Yes, that’s still one of the shortcomings of the divisi functionality. The starting point of the bottom staff slur doesn’t technically exist because it isn’t shown in the first system, therefore the end can’t be shown either. Same with gradual dynamics. I’m afraid the best “solution” is to place system breaks in such a way that the problem is avoided, but being the very start of the piece your options are rather limited.

I would have thought it’ll work fine if the divisi signpost is placed where it actually happens, the bar before 2. I might be wrong, of course.
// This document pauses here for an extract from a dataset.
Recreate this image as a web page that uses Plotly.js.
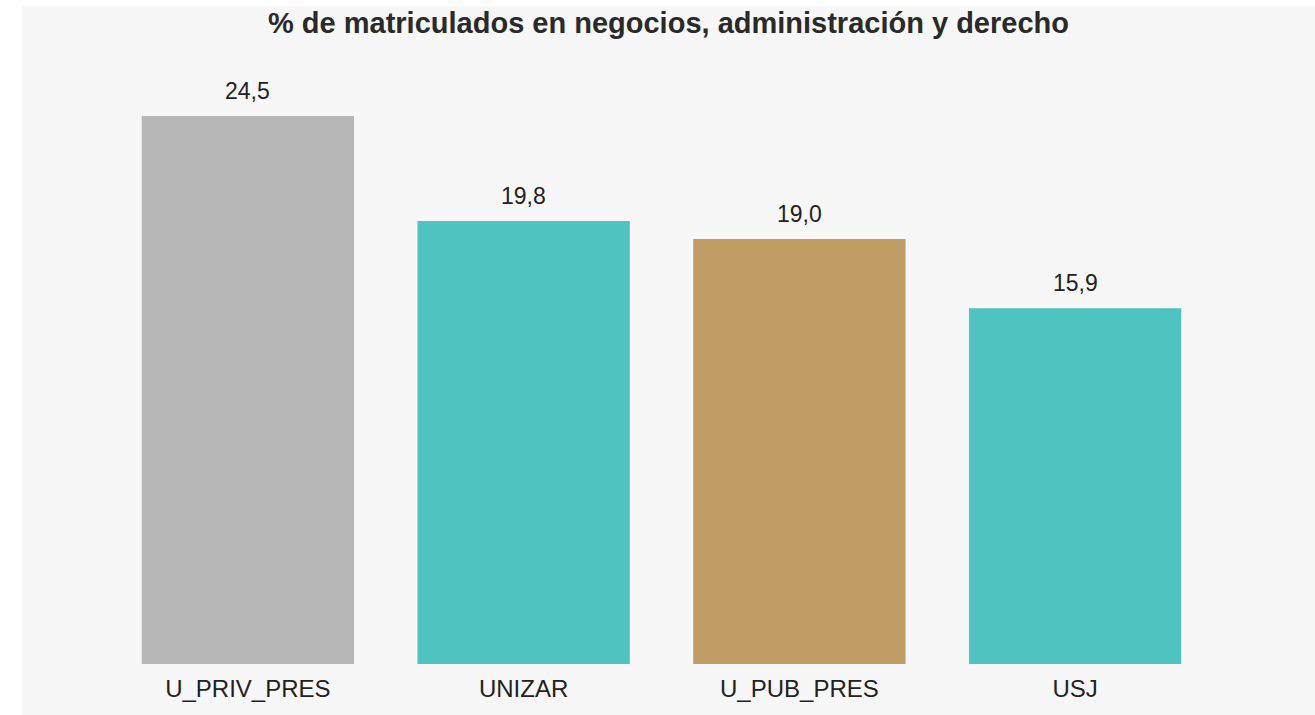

No luck there. I tried to hack it using manual condensing of divisi, giving this result: also obviously not ideal, and now the start of the slur is missing. I’ve also had to rename the groups by hand, because solo players within a divisi will not condense at all.

hrnbouma and pianoleo,

I see nothing to criticise in the casting off of this first page of the B&H score. Thus it would appear from the above discussion that the inability to include the slur on the lower viola part is, if not a bug, at least an undesirable insect, or killer disadvantage, as one would have to end the first system two bars earlier to avoid it. :smiley:

David

Yes, either two bars earlier or two bars later, and I’m more than aware that that isn’t really a solution :frowning:

It can be fudged with manual staff visibility :wink:

The Divisi at the end of bar 7 is identical to the Divisi at bar 8, except it’s set to hide Section Numbers (or in this case the Solo and gli. altri labels). The Manual Staff Visibility at bar 1 hides the gli. altri stave, and the Manual Staff Visibility change at bar 8 Reset s the gli. altri stave.

It’s not ideal, obviously, but slurs over Divisi changes are a known problem with no advertised fix date, so you may as well know the workarounds.